Panning is the technique of shifting the amplitudes of a sound source between sound channels. Stereo panning is the technique of shifting the amplitudes of a sound source between a left channel and a right channel.

Spatialization is the technique of setting a sound in three-dimensional space. Natural sounds exist in space, and our brains are experts at determining the location and direction of sounds. Adding spatialization adds curiosity and depth.

Cues of Spatialization

We use many cues to determine the location and direction of a sound. In the sound realm, we use amplitude, phase, time-gap, high-frequency content, and reverberation.

A close sound is louder, a further away sound is softer.

If a sound arrives at the left ear faster than the right ear, we perceive the sound as coming from the left. The delay between ears, which informs our sense of space of the sound, we call "Interaural Time Delay". Phase information in the sound also informs our brain of the location and direction.

A sound close has its full spectrum, while a sound further away loses some of its high frequency content.

Finally, reverberation informs our sense of space. A closer sound will appear to have less reverberation, while a sound further away will have more reverberation.

Sometimes, small movements of the head can greatly increase our understanding of the space of the sound. We constantly make small head movements.

If a sound moves towards us, we perceive the sound as having a higher pitch. If a sound moves away from us, we perceive the sound as having a lower pitch. We call this the Doppler effect.

Three Dimensional Sound

There are three dimensions when we set a sound in space: distance, elevation, and azimuth. Distance is how far the sound is from the observer. Elevation is how much above or below the sound is. Azimuth is how much to the left, right, in front, or in back the sound is.

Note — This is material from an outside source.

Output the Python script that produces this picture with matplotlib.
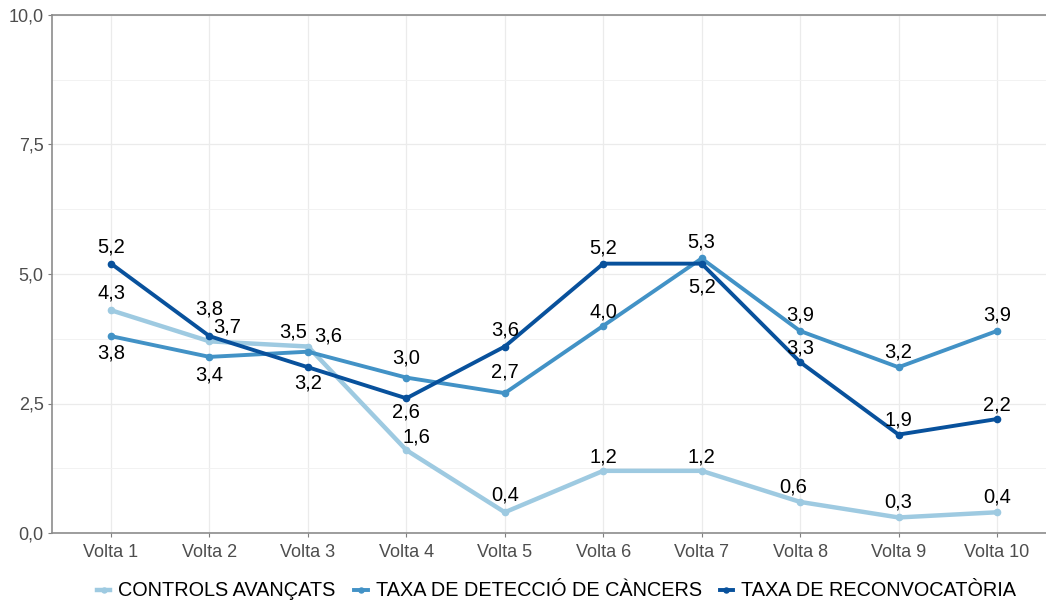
import matplotlib
matplotlib.use("Agg")
import matplotlib.pyplot as plt
import numpy as np

plt.rcParams['font.family'] = ['Liberation Sans', 'DejaVu Sans']

voltes = ["Volta 1", "Volta 2", "Volta 3", "Volta 4", "Volta 5",
          "Volta 6", "Volta 7", "Volta 8", "Volta 9", "Volta 10"]

controls = [4.3, 3.7, 3.6, 1.6, 0.4, 1.2, 1.2, 0.6, 0.3, 0.4]
deteccio = [3.8, 3.4, 3.5, 3.0, 2.7, 4.0, 5.3, 3.9, 3.2, 3.9]
reconv = [5.2, 3.8, 3.2, 2.6, 3.6, 5.2, 5.2, 3.3, 1.9, 2.2]

noms = ["CONTROLS AVANÇATS", "TAXA DE DETECCIÓ DE CÀNCERS", "TAXA DE RECONVOCATÒRIA"]
colors = ["#9ecae1", "#4292c6", "#08519c"]

# decalatge de les etiquetes en pixels (dx, dy), dy positiu = cap avall
off_controls = [(0, -17), (18, -14), (20, -11), (10, -13), (0, -17),
                (0, -14), (0, -14), (-7, -15), (0, -15), (0, -15)]
off_deteccio = [(0, 17), (0, 18), (-15, -20), (0, -20), (0, -21),
                (0, -14), (0, -16), (0, -16), (0, -15), (0, -16)]
off_reconv = [(0, -17), (0, -27), (0, 16), (0, 14), (0, -17),
              (0, -16), (0, 23), (0, -14), (0, -15), (0, -14)]

fig = plt.figure(figsize=(10.46, 6.03), dpi=100)
ax = fig.add_axes([52 / 1046, 70 / 603, (1056 - 52) / 1046, 518 / 603])

x = np.arange(1, len(voltes) + 1)
series = [(controls, off_controls, 3.2), (deteccio, off_deteccio, 2.8), (reconv, off_reconv, 2.8)]
for (vals, offs, lw), nom, c in zip(series, noms, colors):
    ax.plot(x, vals, color=c, lw=lw, marker='o', markersize=4.5, label=nom, zorder=3)
    for xi, v, (dx, dy) in zip(x, vals, offs):
        ax.annotate(f"{v:.1f}".replace(".", ","), (xi, v),
                    xytext=(dx * 0.72, -dy * 0.72), textcoords='offset points',
                    ha='center', va='center', fontsize=14.5, color='black', zorder=4)

ax.set_xlim(0.4, 10.6)
ax.set_ylim(0, 10)
ax.set_xticks(x)
ax.set_xticklabels(voltes)
yt = [0, 2.5, 5, 7.5, 10]
ax.set_yticks(yt)
ax.set_yticklabels([f"{v:.1f}".replace(".", ",") for v in yt])
ax.set_yticks([1.25, 3.75, 6.25, 8.75], minor=True)
ax.grid(True, which='major', color='#ebebeb', lw=0.9)
ax.grid(True, which='minor', axis='y', color='#f2f2f2', lw=0.7)
ax.set_axisbelow(True)
ax.tick_params(axis='both', which='major', labelsize=13, labelcolor='#4d4d4d',
               color='#7f7f7f', length=3, width=0.8, pad=3)
ax.tick_params(axis='x', which='major', pad=5)
ax.tick_params(axis='y', which='minor', length=0)
for s in ax.spines.values():
    s.set_color('#8c8c8c')
    s.set_linewidth(1.2)

fig.legend(loc='center', bbox_to_anchor=(0.532, (603 - 591) / 603), ncol=3,
           frameon=False, fontsize=14.3, handlelength=0.7, handletextpad=0.4,
           columnspacing=0.9, markerscale=0.8)

fig.savefig("out.png", dpi=100)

Binaural audio simulates three-dimensional sound using headphones, which is two channels of audio. Binaural audio works by encoding all the cues of space of sound. Most binaural recordings use a manakin with two specialized microphones inside.

We can also simulate binaural audio using a Head-Related Transfer Function. A HRTF is a collection of mathematical constructs that simulate space cues on sound sources.

Another technology that enables spatialization is Ambisonics. In ambisonics, there are four channels of audio: X Y Z and W. We can route to any number of speakers in any arrangement around the observer. Many toolkits will allow the sound designer to set each sound source's distance, elevation, and azimuth. Then the software will automatically set each sound in space and create the four channels. Ambisonics uses mathematical models to route the four channels to the speakers. These models give each sound source a sense of space. With ambisonics, we can scale and spatialize a single recording for anything from 2 speakers to 512 speakers and beyond.